What you need to do:
Retype nothing but the lines from the start of the material up to and including the line with "plt.rcParams['font.family'] = ['Liberation Serif', 'DejaVu". Pictures don't belong in the copy.

Input:
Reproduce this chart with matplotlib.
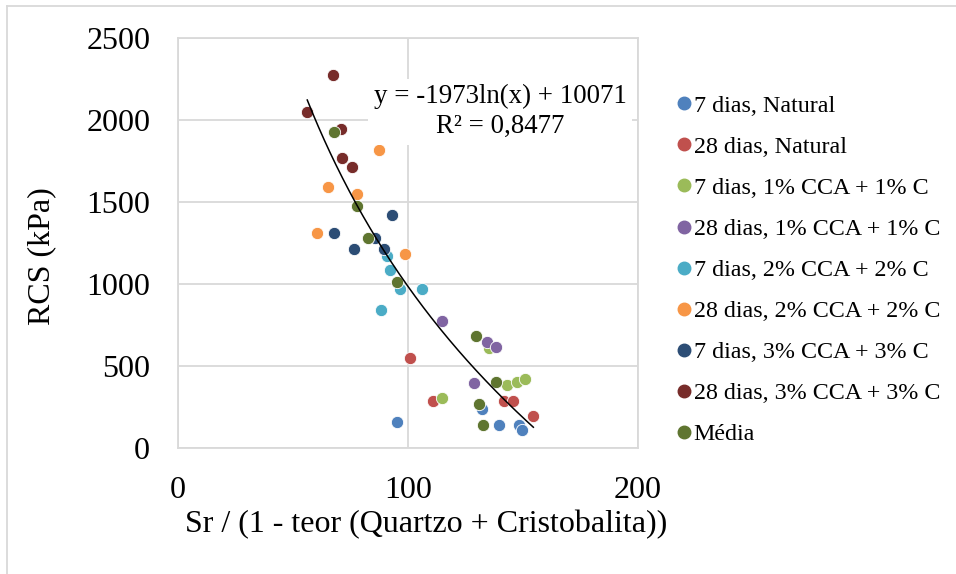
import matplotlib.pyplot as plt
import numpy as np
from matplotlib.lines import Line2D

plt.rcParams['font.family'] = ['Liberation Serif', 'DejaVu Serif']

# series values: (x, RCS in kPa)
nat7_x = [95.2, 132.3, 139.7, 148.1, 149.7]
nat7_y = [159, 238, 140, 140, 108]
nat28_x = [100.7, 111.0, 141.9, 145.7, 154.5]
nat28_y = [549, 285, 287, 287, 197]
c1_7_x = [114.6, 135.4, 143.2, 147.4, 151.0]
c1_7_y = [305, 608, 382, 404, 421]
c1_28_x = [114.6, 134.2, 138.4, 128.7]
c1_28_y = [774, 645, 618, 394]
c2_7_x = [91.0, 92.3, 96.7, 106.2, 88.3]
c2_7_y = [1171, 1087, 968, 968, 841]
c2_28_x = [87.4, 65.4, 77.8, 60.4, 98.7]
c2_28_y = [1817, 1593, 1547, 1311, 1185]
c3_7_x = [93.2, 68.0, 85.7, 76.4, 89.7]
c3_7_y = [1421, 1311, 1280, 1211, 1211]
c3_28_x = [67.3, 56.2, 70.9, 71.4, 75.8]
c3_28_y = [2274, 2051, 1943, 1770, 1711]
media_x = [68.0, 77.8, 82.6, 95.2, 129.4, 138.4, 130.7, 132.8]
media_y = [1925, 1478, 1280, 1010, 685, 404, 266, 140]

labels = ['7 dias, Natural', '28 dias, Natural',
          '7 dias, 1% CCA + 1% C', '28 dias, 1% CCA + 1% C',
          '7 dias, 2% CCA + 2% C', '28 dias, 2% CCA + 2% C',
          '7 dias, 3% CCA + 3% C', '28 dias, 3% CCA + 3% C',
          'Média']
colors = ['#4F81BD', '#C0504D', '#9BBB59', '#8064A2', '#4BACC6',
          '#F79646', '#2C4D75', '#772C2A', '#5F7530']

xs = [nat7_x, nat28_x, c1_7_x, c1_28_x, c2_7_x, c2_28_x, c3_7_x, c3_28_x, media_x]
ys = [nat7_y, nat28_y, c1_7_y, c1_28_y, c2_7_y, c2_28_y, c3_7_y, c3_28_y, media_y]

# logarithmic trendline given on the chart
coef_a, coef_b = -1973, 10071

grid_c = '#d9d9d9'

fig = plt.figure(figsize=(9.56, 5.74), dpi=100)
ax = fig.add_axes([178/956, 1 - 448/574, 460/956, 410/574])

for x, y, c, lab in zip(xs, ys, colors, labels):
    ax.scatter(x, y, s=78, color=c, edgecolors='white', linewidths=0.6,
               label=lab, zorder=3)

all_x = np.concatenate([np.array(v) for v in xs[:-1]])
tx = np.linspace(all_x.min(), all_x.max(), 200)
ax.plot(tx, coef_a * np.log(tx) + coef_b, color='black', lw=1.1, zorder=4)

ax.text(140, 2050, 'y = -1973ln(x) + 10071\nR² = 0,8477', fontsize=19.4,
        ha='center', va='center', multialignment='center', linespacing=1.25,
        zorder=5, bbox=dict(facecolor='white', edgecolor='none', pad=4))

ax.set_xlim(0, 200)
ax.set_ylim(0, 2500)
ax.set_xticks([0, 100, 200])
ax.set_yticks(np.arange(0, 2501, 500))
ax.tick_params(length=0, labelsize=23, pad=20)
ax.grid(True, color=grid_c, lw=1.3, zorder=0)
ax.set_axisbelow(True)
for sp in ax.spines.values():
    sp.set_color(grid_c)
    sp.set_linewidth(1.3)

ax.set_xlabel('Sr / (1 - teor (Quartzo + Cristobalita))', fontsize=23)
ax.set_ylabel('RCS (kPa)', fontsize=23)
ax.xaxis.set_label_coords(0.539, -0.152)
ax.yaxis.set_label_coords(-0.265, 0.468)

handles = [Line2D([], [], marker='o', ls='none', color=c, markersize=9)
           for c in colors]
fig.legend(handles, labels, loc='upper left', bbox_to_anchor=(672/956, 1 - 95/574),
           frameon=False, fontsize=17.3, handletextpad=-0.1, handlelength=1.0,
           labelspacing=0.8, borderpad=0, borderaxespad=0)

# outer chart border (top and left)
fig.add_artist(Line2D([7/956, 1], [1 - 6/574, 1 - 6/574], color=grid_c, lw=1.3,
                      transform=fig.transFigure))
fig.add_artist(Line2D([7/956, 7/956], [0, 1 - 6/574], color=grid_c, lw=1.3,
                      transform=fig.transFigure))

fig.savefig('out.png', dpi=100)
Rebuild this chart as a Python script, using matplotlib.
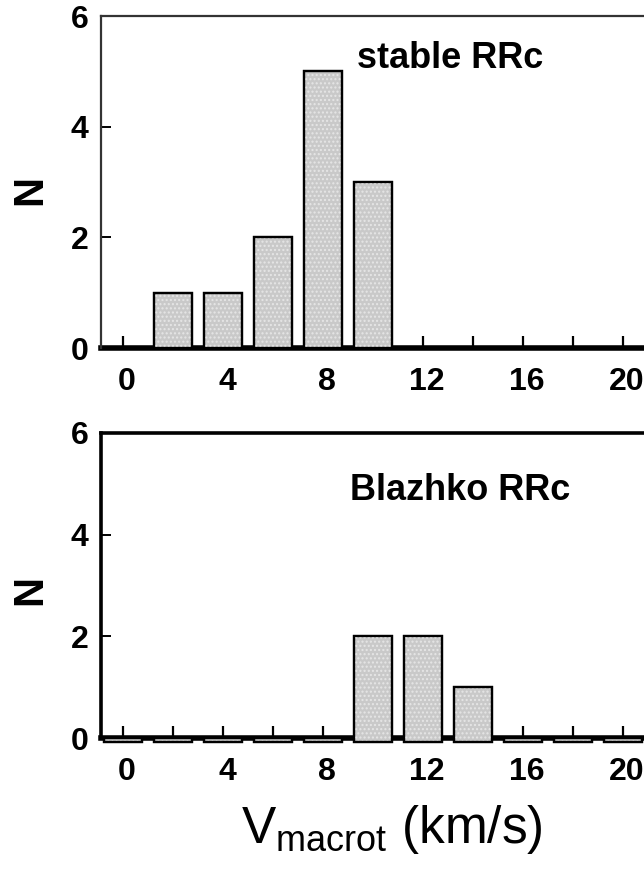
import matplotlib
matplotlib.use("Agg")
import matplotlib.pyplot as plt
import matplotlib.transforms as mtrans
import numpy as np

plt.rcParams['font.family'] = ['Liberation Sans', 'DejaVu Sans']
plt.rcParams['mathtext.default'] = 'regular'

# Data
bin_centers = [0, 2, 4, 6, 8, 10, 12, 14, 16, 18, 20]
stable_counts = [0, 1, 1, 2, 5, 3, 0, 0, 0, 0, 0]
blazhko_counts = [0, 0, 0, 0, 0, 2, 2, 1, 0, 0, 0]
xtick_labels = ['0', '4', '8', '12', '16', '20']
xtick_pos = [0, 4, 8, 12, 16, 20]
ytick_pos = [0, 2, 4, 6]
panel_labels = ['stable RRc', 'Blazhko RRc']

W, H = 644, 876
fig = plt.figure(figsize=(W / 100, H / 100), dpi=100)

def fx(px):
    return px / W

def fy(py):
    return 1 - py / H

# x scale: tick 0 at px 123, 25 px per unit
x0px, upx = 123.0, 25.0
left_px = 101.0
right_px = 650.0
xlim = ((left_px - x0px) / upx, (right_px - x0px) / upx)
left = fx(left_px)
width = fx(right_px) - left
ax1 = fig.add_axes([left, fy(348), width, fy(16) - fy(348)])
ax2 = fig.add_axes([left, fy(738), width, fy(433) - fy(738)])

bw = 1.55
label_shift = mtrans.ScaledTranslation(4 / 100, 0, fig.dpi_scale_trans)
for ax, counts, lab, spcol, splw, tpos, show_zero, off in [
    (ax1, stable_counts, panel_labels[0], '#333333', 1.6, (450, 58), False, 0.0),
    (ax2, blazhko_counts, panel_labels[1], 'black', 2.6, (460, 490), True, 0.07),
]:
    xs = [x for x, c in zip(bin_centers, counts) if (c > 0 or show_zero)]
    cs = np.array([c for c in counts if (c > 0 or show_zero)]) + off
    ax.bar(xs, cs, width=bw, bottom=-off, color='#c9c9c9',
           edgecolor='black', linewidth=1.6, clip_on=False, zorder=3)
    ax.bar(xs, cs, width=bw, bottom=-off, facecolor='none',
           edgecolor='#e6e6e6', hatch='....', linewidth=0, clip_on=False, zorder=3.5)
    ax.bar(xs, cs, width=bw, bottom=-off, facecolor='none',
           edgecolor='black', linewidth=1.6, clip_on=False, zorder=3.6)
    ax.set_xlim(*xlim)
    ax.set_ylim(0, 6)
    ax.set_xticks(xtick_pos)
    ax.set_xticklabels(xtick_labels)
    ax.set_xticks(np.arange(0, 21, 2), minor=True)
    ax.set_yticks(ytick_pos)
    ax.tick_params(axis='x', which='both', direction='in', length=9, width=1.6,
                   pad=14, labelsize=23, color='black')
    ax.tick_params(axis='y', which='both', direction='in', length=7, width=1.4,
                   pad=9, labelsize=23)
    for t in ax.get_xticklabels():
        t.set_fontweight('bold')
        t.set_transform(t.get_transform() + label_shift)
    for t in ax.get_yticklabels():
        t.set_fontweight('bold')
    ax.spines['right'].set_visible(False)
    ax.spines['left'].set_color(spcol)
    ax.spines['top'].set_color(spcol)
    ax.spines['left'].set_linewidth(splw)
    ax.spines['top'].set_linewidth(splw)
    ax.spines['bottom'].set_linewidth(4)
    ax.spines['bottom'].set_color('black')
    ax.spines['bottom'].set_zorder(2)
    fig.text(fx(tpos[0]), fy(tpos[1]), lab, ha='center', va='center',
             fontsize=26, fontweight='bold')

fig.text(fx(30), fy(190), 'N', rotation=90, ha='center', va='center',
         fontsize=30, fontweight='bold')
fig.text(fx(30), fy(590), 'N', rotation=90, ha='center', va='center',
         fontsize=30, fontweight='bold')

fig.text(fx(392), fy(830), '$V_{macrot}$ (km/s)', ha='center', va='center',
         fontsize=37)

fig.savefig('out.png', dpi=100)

Written response:
Reproduce this chart with matplotlib.
import matplotlib.pyplot as plt
import numpy as np
from matplotlib.lines import Line2D

plt.rcParams['font.family'] = ['Liberation Serif', 'DejaVu Serif']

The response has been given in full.